Шан-Гирею пришлось уже самому сражаться с Измаил-беем, выжигая «гнезда хищников» — аулы князей Атажуковых (вернее, Хатакшоковых по-кабардински). Павел Петрович и сочувственно досадовал на Измаил-бея, в недавнем прошлом отважного офицера, что тот не сумел склонить сородичей к покорности, и негодовал на него за измену присяге.
Это захватывало воображение. Когда всем семейством отправились на праздник в мирной аул, в каждом джигите под высокой бараньей шапкой Миша Лермонтов готов был видеть романтического Измаил-бея. Тайным переживанием его души в это лето, кроме ранней влюблённости в маленькую гостью кузин, стала сыновняя привязанность к тётушке Марье Акимовне, сверстнице его матери. Пытливо вглядывался мальчик в ласковые черты, старался невзначай коснуться рукой её платья... Всякая мелочь, связанная с Марьей Акимовной, наполняла сердце трепетной нежностью. Последние дни перед отъездом он уже не отходил от молодой женщины, осунулся, украдкой плакал.
Неусыпная бабушка уговорила Шан-Гиреев ехать вместе, погостить в Тарханах, пока не присмотрят себе именья поблизости (Шан-Гиреи подумывали перебраться в центр России). Узнав о согласии, Миша ожил и повеселел.
На обратном пути, уставший от впечатлений, дремля на бабушкиных коленях, он рассеянно думал: как мягко катится коляска по размытым российским колеям и с каким грохотом разлетались камни из-под колёс на горной дороге!..
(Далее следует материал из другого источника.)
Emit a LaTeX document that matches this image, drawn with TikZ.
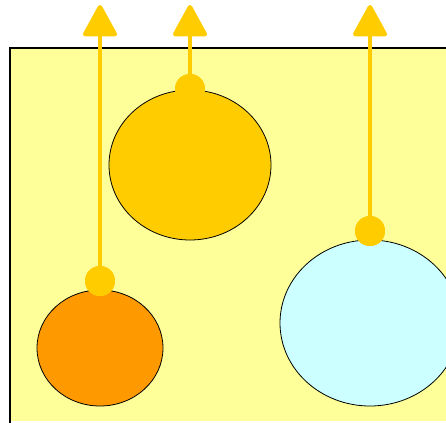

Третье место в карете пустовало. Добрая немка Христина Осиповна осталась под могильным крестом в Горячеводске. Видно, не всем годилось «пользование» водами; старое сердце не выдержало.
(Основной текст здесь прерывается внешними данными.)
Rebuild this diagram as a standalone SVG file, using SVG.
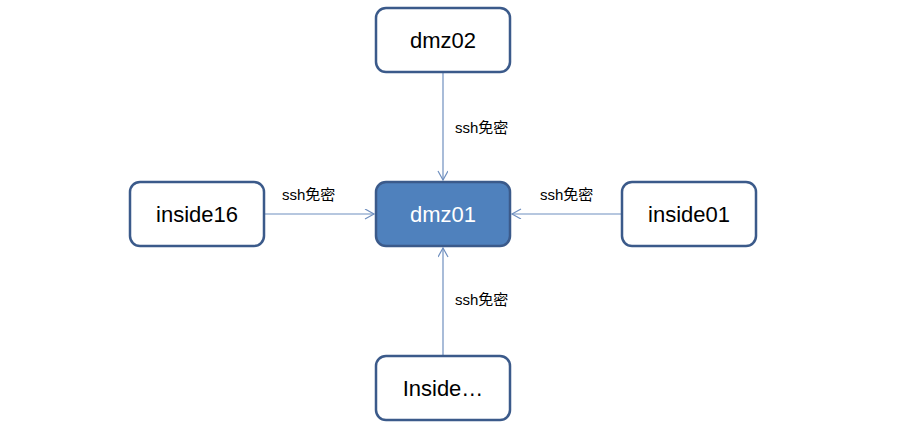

Пока Миша Лермонтов выискивал крохи истории в рассказах тех, кто сам в ней участвовал или слышал от верных людей (дворня упивалась былями и небылицами про пугачёвцев, которые дошли и до Тархан, разве что не пустили здесь красного петуха; глаза прях в девичьей вспыхивали при этом бедовыми огоньками. Да и папенька Юрий Петрович при Бонапартовом нашествии, не мешкая, надел мундир ополченца, был ранен и долго перемогался в Витебском госпитале), — словом, пока мальчик впитывал любую подробность не только ушами, а всем своим раскрытым существом, история вживе надвинулась на Россию. Конец 1825 года, потрясая основы империи, грянул восстанием декабристов!
За несколько месяцев перед этим бабушка оплакала скончавшихся в Москве в одночасье одного за другим братьев Аркадия Алексеевича и Дмитрия Алексеевича. Тех Столыпиных, которых вместе с опальным Сперанским заговорщики прочили в правительство. По многозначительным намёкам можно было подозревать, что внезапные смерти приключились как бы кстати, не положив опасного пятна на фамилию...
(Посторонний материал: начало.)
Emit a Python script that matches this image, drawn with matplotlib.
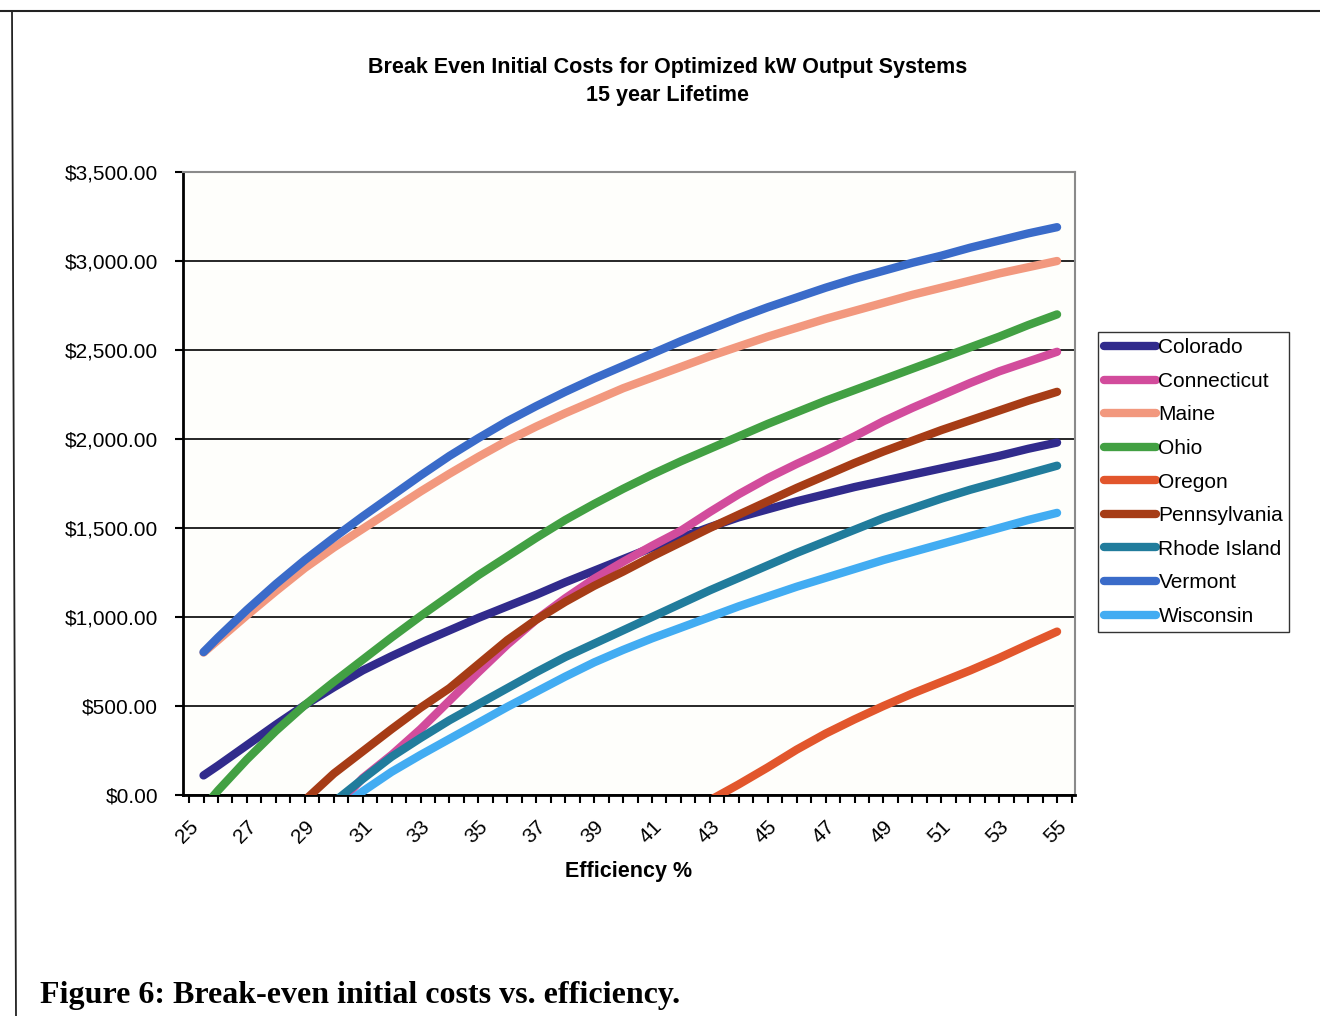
import numpy as np
import matplotlib
matplotlib.use("Agg")
import matplotlib.pyplot as plt
from matplotlib.lines import Line2D
from matplotlib.ticker import FuncFormatter, MultipleLocator

nan = np.nan

efficiency = [25.5] + list(range(26, 56))

colorado = [110, 165, 280, 395, 505, 605, 700, 780, 855, 925, 995, 1060, 1125, 1195, 1260,
            1325, 1390, 1445, 1505, 1560, 1605, 1650, 1690, 1730, 1765, 1800, 1835, 1870,
            1905, 1945, 1980]
connecticut = [nan, nan, nan, nan, nan, -80, 95, 225, 370, 530, 690, 845, 985, 1105, 1215,
               1310, 1400, 1485, 1590, 1690, 1780, 1860, 1935, 2015, 2100, 2175, 2245, 2315,
               2380, 2435, 2490]
maine = [800, 870, 1010, 1145, 1275, 1390, 1495, 1600, 1705, 1805, 1900, 1990, 2070, 2145,
         2215, 2285, 2345, 2405, 2465, 2520, 2575, 2625, 2675, 2720, 2765, 2810, 2850, 2890,
         2930, 2965, 3000]
ohio = [-70, 25, 200, 360, 505, 635, 760, 885, 1005, 1120, 1235, 1340, 1445, 1545, 1635,
        1720, 1800, 1875, 1945, 2015, 2085, 2150, 2215, 2275, 2335, 2395, 2455, 2515, 2575,
        2640, 2700]
oregon = [nan] * 18 + [-30, 60, 155, 255, 345, 425, 500, 570, 635, 700, 770, 845, 918]
pennsylvania = [nan, nan, nan, nan, -30, 120, 245, 370, 490, 600, 735, 870, 985, 1085, 1175,
                1255, 1340, 1420, 1500, 1575, 1650, 1725, 1795, 1865, 1930, 1990, 2050, 2105,
                2160, 2215, 2265]
rhode_island = [nan, nan, nan, nan, nan, -40, 90, 215, 320, 420, 510, 600, 690, 775, 850,
                925, 1000, 1075, 1150, 1220, 1290, 1360, 1425, 1490, 1555, 1610, 1665, 1715,
                1760, 1805, 1850]
vermont = [803, 885, 1040, 1185, 1320, 1445, 1565, 1680, 1795, 1905, 2005, 2100, 2185, 2265,
           2340, 2410, 2480, 2550, 2615, 2680, 2740, 2795, 2850, 2900, 2945, 2990, 3030, 3075,
           3115, 3155, 3190]
wisconsin = [nan, nan, nan, nan, nan, -100, 20, 130, 225, 315, 405, 495, 580, 665, 745, 815,
             880, 940, 1000, 1060, 1115, 1170, 1220, 1270, 1320, 1365, 1410, 1455, 1500, 1545,
             1585]

series_names = ["Colorado", "Connecticut", "Maine", "Ohio", "Oregon", "Pennsylvania",
                "Rhode Island", "Vermont", "Wisconsin"]
series_values = [colorado, connecticut, maine, ohio, oregon, pennsylvania, rhode_island,
                 vermont, wisconsin]
series_colors = ["#312b8c", "#d24c9c", "#f2987e", "#42a043", "#e2562c", "#a63c16",
                 "#217c9c", "#3a6bc9", "#42acf2"]

x_tick_labels = list(range(25, 56, 2))
y_ticks = list(range(0, 3501, 500))

plt.rcParams["font.family"] = ["Liberation Sans", "DejaVu Sans"]

W, H = 1320, 1016
fig = plt.figure(figsize=(W / 100, H / 100), dpi=100)
fig.patch.set_facecolor("white")

ax = fig.add_axes([183 / W, 1 - 795 / H, (1075 - 183) / W, (795 - 172) / H])
ax.set_facecolor("#fefefb")

lw = 6.0
for name, vals, col in zip(series_names, series_values, series_colors):
    ax.plot(efficiency, vals, color=col, lw=lw, solid_capstyle="round",
            solid_joinstyle="round", label=name, zorder=3)

ax.set_xlim(24.79, 55.62)
ax.set_ylim(0, 3500)

ax.set_yticks(y_ticks)
ax.yaxis.set_major_formatter(FuncFormatter(lambda v, p: "${:,.2f}".format(v)))
ax.tick_params(axis="y", direction="out", length=6, width=1.5, pad=12,
               labelsize=15, colors="black")
ax.grid(axis="y", color="#262626", lw=1.4, zorder=1)

ax.set_xticks(x_tick_labels)
ax.set_xticklabels([str(v) for v in x_tick_labels], rotation=45, ha="right", va="top",
                   rotation_mode="anchor")
ax.xaxis.set_minor_locator(MultipleLocator(0.5))
ax.tick_params(axis="x", which="both", direction="out", length=6, width=1.5, pad=10,
               labelsize=15)

for side in ["left", "bottom"]:
    ax.spines[side].set_color("black")
    ax.spines[side].set_linewidth(2)
for side in ["top", "right"]:
    ax.spines[side].set_color("#8a8a8a")
    ax.spines[side].set_linewidth(1.5)

ax.set_xlabel("Efficiency %", fontsize=15.5, fontweight="bold", labelpad=10)

fig.text(668 / W, 1 - 68 / H, "Break Even Initial Costs for Optimized kW Output Systems",
         ha="center", va="center", fontsize=15.5, fontweight="bold")
fig.text(668 / W, 1 - 96 / H, "15 year Lifetime", ha="center", va="center",
         fontsize=15.5, fontweight="bold")

leg = ax.legend(loc="upper left", bbox_to_anchor=(1098 / W, 1 - 332 / H),
                bbox_transform=fig.transFigure, fontsize=15, frameon=True,
                fancybox=False, edgecolor="black", handlelength=2.5, handletextpad=0.1,
                labelspacing=0.7, borderpad=0.3, borderaxespad=0)
leg.get_frame().set_linewidth(1.0)

fig.text(40 / W, 1 - 996 / H, "Figure 6: Break-even initial costs vs. efficiency.",
         ha="left", va="center", fontsize=23, fontweight="bold",
         family=["Liberation Serif", "DejaVu Serif"])

fig.add_artist(Line2D([0, 1], [1 - 11 / H, 1 - 11 / H], transform=fig.transFigure,
                      color="#222222", lw=1.5))
fig.add_artist(Line2D([12 / W, 16 / W], [1 - 11 / H, 0], transform=fig.transFigure,
                      color="#222222", lw=1.3))

fig.savefig("out.png", dpi=100, facecolor="white")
Тревожные слухи о мятеже доползли до Пензы не сразу. По усадьбам начались поспешные аресты, а с амвона тарханской церкви поп призывал перехватывать подмётные письма о скорой отмене крепостного права и выдавать смутьянов властям.
Опасливая недоговорённость родных толкала к размышлению...
«Союз спасения» и «Союз благоденствия» образовались, когда Лермонтову не исполнилось и двух лет, в феврале 1816 года. Весь шум, восторг, пыл упрёков, мечты о разумном будущем шли вдали от ребёнка, неведомо для него. До тарханской глуши не долетало никаких отголосков. Быт оставался кондовым, улежавшимся. Бабка круто вела хозяйство; женила и разлучала дворовых по своему усмотрению, взыскивала неусыпно; по наветам наушницы Дарьюшки могла каждого ни за что ни про что «отпендрячить по бокам».
Никита Муравьёв, глава Северного общества, в проекте конституции писал, что «власть самодержавия равно гибельна и для правителей, и для общества... Нельзя допустить основанием правительства — произвол одного человека...».
Этих слов Лермонтов не услышит и через двадцать лет! Новое поколение начинало свой путь не с пригорка, а опять от низины — собственными ногами, своим разумением.